Marietje Vogels, een gezellige babbel en altijd behulpzaam

Het leven van Marietje kent een vast ritme. Ze staat om half zeven ‘s morgens op, drinkt koffie en rommelt wat. Daarna volgt een uurtje fitness en de mis, ze is gelovig. Ze doet haar huishouden en de boodschappen, gaat een uurtje zwemmen en maakt een ommetje. Ze leest veel, is goed op de hoogte van de politiek en het koningshuis, kookt iedere dag voor zichzelf en maakt rozenkransen voor aartsbisschoppen, priesters, zusters en arme dorpelingen in India en zelfs voor Moeder Teresa in Calcutta. Ze heeft kasten vol blikken met kralen, kruisjes en iconen. Veel materialen haalt ze bij hobbycentrum De Dorpswerkplaats en de kringloopwinkel.

Marietje is heel behulpzaam en heeft geweldig voor haar ouders gezorgd die 88 en 89 jaar zijn geworden. Ook is ze al meer dan 20 jaar vrijwillig in de weer voor mensen in zorgcentrum Archipel Akkers. Ze brengt ze naar de kapel, doet boodschappen voor ze en maakt ze aan het lachen met haar gezellige babbel. Ze is er altijd voor iedereen. En ze collecteert voor de Zonnebloem en het Rode Kruis. Marietje is ook mantelzorger geweest van haar heeroom Pater Vogels van 1971 tot 1998 en helpt haar zus Toos op Eeneind een dag in de week met poetsen.

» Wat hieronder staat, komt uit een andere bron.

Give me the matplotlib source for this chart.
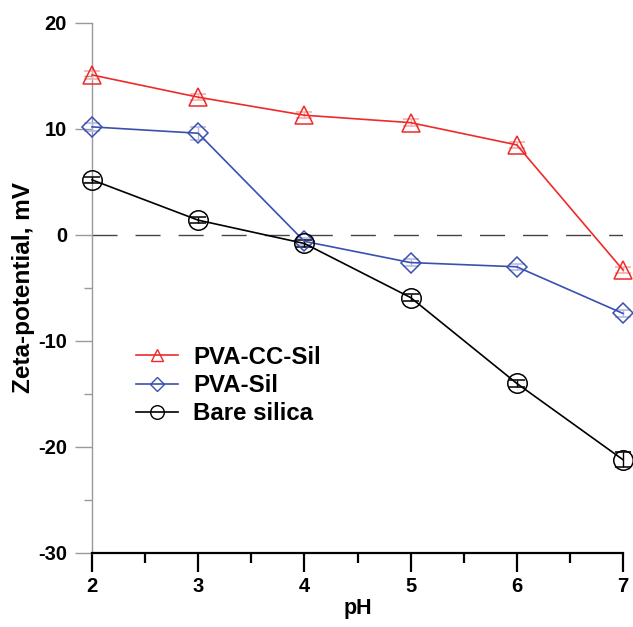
import matplotlib
matplotlib.use("Agg")
import matplotlib.pyplot as plt
from matplotlib.ticker import MultipleLocator
from matplotlib.lines import Line2D

plt.rcParams['font.family'] = ['Liberation Sans', 'DejaVu Sans']
plt.rcParams['axes.unicode_minus'] = False

ph = [2, 3, 4, 5, 6, 7]
pva_cc_sil = [15.1, 13.0, 11.3, 10.6, 8.5, -3.3]
pva_cc_err = [0.4, 0.3, 0.3, 0.3, 0.3, 0.3]
pva_sil = [10.2, 9.6, -0.6, -2.6, -3.0, -7.4]
pva_sil_err = [0.4, 0.6, 0.3, 0.3, 0.3, 0.3]
bare = [5.2, 1.4, -0.8, -5.9, -14.0, -21.2]
bare_err = [0.3, 0.3, 0.3, 0.3, 0.3, 0.7]
labels = ["PVA-CC-Sil", "PVA-Sil", "Bare silica"]

fig = plt.figure(figsize=(6.33, 6.27), dpi=100)
ax = fig.add_axes([92/633, 1-553/627, (623-92)/633, (553-23)/627])

ax.axhline(0, color='#444444', lw=1.0, dashes=(18, 13), zorder=1)

series = [
    (pva_cc_sil, pva_cc_err, '#ee2a2a', '#f4a8a8', '^', 13),
    (pva_sil, pva_sil_err, '#3a50b0', '#b0b4e4', 'D', 9.8),
    (bare, bare_err, '#000000', '#000000', 'o', 14),
]
handles = []
for (vals, err, c, ec, m, ms), lab in zip(series, labels):
    ax.errorbar(ph, vals, yerr=err, color=c, ecolor=ec, elinewidth=1.0,
                capsize=6, capthick=1.2, lw=1.2, marker=m, ms=ms,
                mfc='none', mec=c, mew=1.1, clip_on=False, zorder=3)
    handles.append(Line2D([], [], color=c, lw=1.2, marker=m, ms=ms*0.7,
                          mfc='none', mec=c, mew=1.0, label=lab))

ax.set_xlim(2, 7)
ax.set_ylim(-30, 20)
ax.xaxis.set_major_locator(MultipleLocator(1))
ax.xaxis.set_minor_locator(MultipleLocator(0.5))
ax.yaxis.set_major_locator(MultipleLocator(10))
ax.yaxis.set_minor_locator(MultipleLocator(5))

for s in ['top', 'right']:
    ax.spines[s].set_visible(False)
ax.spines['left'].set_color('#999999')
ax.spines['left'].set_linewidth(1.0)
ax.spines['bottom'].set_color('black')
ax.spines['bottom'].set_linewidth(1.6)

ax.tick_params(axis='y', which='major', direction='out', length=12, width=1.0,
               color='#999999', labelsize=14.5, pad=6)
ax.tick_params(axis='y', which='minor', direction='out', length=6, width=1.0,
               color='#999999')
ax.tick_params(axis='x', which='major', direction='out', length=13.5, width=1.6,
               color='black', labelsize=14.5, pad=4)
ax.tick_params(axis='x', which='minor', direction='out', length=7, width=1.6,
               color='black')
for t in ax.get_xticklabels() + ax.get_yticklabels():
    t.set_fontweight('bold')

ax.set_xlabel('pH', fontsize=15.5, fontweight='bold', labelpad=1)
ax.set_ylabel('Zeta-potential, mV', fontsize=17.5, fontweight='bold', labelpad=2)

leg = ax.legend(handles=handles, loc='upper left', bbox_to_anchor=(0.042, 0.432),
                frameon=False, prop={'size': 17.3, 'weight': 'bold'},
                handlelength=1.75, labelspacing=0.22, handletextpad=0.63)

fig.savefig('out.png', dpi=100)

Voor haar goede zorgen voor anderen heeft Marietje op 30 april 2008 een koninklijke onderscheiding gekregen, Lid in de Orde van Oranje Nassau. Marietje vindt het heel normaal dat je dat doet, maar is er stilletjes wel trots op. Ook op het gedicht dat voor haar is geschreven in het kader van de poëzietocht in Nuenen in 2000 ‘Deur en 700 jaar’. Het is destijds voorgelezen door oud-burgemeester Harry Terwisse en geplaatst bij de ingang van cultureel centrum Het Klooster aan het Park:

Haar hoge stem klinkt over straat
een vriendelijk lachend gelaat
deelt de morgen plots in twee
en in haar snelle pas
met soms een muts, altijd een tas
neemt zij eenieder met zich mee.
Haar gulle lach
die jou zo treffend raakt
een dorp wordt door mensen gemaakt.

Ries van Aalst
Zijn gedicht is een schot in de roos.